Now you might not care if I supply less of my services to the marketplace — although, because you are reading this article, you are one of my customers. But I bet there are some high-income taxpayers whose services you enjoy.

Maybe you are looking forward to a particular actor’s next movie or a particular novelist’s next book. Perhaps you wish that your favorite singer would have a concert near where you live. Or, someday, you may need treatment from a highly trained surgeon, or your child may need braces from the local orthodontist. Like me, these individuals respond to incentives. (Indeed, some studies report that high-income taxpayers are particularly responsive to taxes.) As they face higher tax rates, their services will be in shorter supply.

It’s certainly reasonable to point out that people respond to incentives.  I do wonder, though, whether the writing of good novels is much affected by the marginal tax rate.  As far as I can tell, good novels tend to be labors of love, borne of an intensely personal kind of work; it’s hard for me to imagine James Baldwin punching numbers into a calculator before deciding whether to write Another Country.

Reasonable people can disagree about whether and how much the government should redistribute income. And, to be sure, the looming budget deficits require hard choices about spending and taxes. But don’t let anyone fool you into thinking that when the government taxes the rich, only the rich bear the burden.

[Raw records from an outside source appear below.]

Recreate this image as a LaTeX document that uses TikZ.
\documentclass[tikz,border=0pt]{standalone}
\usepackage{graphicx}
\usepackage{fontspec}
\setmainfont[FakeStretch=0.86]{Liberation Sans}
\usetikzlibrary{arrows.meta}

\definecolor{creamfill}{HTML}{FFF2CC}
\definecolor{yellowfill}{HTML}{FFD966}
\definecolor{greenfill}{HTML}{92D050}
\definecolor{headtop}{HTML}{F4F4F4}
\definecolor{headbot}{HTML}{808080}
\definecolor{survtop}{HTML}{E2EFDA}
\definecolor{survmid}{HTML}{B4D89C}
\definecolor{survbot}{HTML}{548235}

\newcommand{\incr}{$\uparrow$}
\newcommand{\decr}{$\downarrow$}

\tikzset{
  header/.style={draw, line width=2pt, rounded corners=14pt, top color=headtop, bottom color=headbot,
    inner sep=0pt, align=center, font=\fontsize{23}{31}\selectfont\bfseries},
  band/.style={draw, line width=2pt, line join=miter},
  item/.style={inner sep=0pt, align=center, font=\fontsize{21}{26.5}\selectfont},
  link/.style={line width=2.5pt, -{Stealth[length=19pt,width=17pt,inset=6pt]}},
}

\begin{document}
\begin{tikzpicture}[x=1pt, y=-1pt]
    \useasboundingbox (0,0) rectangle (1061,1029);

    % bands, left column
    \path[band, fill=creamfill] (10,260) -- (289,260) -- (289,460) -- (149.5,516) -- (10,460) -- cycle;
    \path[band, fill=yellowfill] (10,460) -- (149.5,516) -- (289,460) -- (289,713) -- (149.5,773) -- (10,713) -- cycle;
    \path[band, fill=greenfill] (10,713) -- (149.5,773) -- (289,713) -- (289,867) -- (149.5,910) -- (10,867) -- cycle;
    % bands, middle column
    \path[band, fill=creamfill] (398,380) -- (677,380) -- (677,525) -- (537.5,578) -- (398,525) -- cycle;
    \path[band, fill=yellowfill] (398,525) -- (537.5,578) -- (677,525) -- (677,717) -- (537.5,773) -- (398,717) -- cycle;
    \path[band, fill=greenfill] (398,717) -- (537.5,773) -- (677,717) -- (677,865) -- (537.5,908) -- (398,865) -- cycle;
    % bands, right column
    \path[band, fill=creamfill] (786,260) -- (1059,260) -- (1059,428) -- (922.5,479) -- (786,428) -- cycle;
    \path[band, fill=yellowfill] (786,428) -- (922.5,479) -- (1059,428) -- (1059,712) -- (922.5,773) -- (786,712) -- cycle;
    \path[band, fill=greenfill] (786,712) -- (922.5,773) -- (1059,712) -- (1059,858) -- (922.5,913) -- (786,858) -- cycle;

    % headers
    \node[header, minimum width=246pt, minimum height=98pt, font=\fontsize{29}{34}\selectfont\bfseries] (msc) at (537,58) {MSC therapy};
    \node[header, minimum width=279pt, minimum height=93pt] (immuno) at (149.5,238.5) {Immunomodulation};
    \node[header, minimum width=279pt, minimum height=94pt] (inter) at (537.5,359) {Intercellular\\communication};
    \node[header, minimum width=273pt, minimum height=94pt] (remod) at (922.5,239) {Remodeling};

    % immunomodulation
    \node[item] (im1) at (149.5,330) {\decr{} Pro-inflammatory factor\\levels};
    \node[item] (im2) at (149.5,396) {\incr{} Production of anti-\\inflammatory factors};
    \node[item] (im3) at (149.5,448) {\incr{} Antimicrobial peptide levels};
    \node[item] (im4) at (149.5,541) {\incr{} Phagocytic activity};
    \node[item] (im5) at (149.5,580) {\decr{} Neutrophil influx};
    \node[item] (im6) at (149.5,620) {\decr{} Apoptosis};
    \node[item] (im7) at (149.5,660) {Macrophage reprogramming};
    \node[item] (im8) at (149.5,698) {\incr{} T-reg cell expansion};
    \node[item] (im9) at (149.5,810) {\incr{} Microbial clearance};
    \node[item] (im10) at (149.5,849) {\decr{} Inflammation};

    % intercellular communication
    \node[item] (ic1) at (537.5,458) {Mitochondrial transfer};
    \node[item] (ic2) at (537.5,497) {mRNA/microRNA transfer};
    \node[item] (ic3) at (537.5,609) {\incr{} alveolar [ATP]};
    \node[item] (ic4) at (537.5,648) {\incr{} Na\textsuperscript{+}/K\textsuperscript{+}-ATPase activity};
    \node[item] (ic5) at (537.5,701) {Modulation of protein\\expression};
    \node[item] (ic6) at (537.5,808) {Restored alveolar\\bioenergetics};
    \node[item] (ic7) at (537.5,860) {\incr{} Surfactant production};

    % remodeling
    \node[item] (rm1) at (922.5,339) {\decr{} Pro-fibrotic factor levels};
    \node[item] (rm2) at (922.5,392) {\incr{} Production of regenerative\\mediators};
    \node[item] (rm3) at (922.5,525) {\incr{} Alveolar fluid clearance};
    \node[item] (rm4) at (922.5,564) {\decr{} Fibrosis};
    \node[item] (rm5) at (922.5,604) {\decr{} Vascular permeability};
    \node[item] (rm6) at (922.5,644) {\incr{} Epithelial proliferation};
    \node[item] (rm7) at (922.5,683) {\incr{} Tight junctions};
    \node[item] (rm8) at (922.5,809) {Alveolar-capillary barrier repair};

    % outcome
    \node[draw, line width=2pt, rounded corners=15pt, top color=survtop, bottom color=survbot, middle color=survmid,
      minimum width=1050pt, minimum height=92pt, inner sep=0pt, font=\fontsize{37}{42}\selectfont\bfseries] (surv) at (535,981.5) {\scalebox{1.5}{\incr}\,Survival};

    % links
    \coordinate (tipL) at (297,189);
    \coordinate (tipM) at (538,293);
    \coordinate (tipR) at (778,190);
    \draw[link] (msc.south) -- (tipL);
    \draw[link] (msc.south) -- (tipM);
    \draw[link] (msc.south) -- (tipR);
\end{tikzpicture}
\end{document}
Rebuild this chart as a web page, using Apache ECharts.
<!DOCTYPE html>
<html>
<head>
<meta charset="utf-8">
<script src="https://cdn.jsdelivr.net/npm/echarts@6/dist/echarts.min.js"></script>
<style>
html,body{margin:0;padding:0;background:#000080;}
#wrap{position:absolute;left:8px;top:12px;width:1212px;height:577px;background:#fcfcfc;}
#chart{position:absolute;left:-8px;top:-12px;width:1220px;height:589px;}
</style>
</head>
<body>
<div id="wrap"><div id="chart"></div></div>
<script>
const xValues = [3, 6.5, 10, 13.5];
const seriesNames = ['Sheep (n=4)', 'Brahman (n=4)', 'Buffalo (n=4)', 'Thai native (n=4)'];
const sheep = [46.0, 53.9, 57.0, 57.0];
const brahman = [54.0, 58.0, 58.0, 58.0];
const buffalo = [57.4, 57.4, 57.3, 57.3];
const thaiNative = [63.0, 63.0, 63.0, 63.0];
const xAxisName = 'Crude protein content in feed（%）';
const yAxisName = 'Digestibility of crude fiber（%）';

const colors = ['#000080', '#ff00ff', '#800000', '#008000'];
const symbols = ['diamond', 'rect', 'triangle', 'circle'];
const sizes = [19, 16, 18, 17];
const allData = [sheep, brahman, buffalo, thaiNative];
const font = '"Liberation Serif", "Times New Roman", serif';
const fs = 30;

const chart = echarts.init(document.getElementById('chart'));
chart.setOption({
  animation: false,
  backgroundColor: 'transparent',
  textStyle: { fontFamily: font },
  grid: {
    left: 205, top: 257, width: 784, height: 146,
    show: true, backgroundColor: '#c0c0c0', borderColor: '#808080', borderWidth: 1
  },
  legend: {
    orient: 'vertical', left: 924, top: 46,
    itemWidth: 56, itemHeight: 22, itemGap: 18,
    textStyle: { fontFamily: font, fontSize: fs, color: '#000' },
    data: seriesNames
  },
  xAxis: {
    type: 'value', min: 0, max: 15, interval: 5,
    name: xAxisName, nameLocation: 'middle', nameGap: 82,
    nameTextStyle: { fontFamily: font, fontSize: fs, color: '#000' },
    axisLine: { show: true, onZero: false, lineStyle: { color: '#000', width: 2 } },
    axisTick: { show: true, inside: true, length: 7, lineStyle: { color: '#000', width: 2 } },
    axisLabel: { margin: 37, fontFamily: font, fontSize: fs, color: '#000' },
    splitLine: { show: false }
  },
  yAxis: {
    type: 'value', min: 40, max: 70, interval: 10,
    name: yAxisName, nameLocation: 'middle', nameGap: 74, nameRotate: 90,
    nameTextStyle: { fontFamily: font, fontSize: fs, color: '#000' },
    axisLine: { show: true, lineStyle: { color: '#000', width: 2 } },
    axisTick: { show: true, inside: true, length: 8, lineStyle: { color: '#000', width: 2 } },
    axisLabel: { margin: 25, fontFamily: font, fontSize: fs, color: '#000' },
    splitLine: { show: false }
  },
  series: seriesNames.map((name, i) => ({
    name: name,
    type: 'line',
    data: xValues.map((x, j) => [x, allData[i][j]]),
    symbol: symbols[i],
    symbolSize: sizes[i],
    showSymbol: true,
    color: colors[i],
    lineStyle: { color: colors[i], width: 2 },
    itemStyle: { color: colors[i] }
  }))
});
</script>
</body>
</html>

An alternative: “Don’t let anyone fool you into thinking that when the government acts in solidarity with the poor, only the poor benefit.” (Thanks to Jesse Lava for this point.)

  • Eric

    Beeb –

    Like where your head's at, and your close analysis of the argument. I'd be very curious to hear the man himself in response-response.

    More generally speaking, I'm reminded of Robert Nozick's “Wilt Chamberlain Argument” in opposition to the graduated income tax, and then of GA Cohen's reply. Nozick notes – justifiably, I think – that money freely given by free citizens in exchange for the pleasure of watching Wilt Chamberlain play basketball should go to Wilt Chamberlain. Any less than this and – I'm paraphrasing too much – Chamberlain loses the incentive to do what he does.

    Fair enough on paper, Cohen replies, but anyone who believes that higher taxes would discourage Wilt Chamberlain from playing basketball “misunderstands human nature, or basketball, or both.”

    Glad to see your blog is still up and running, but my central criticism stands – it's ugly as hell.

  • Matt B.

    Touche – yeah, I have to learn how to do more than type at some point. Why isn’t it all on a silver platter for me?

    You’re totally right to call on the Chamberlain argument – way more elegant than my version. But for me, the interesting question is what Chamberlain should do with that money once it’s in his pocket. Seems to me that we want to create a culture in which Chamberlain feels solidarity with folks who are struggling and shares what he’s got.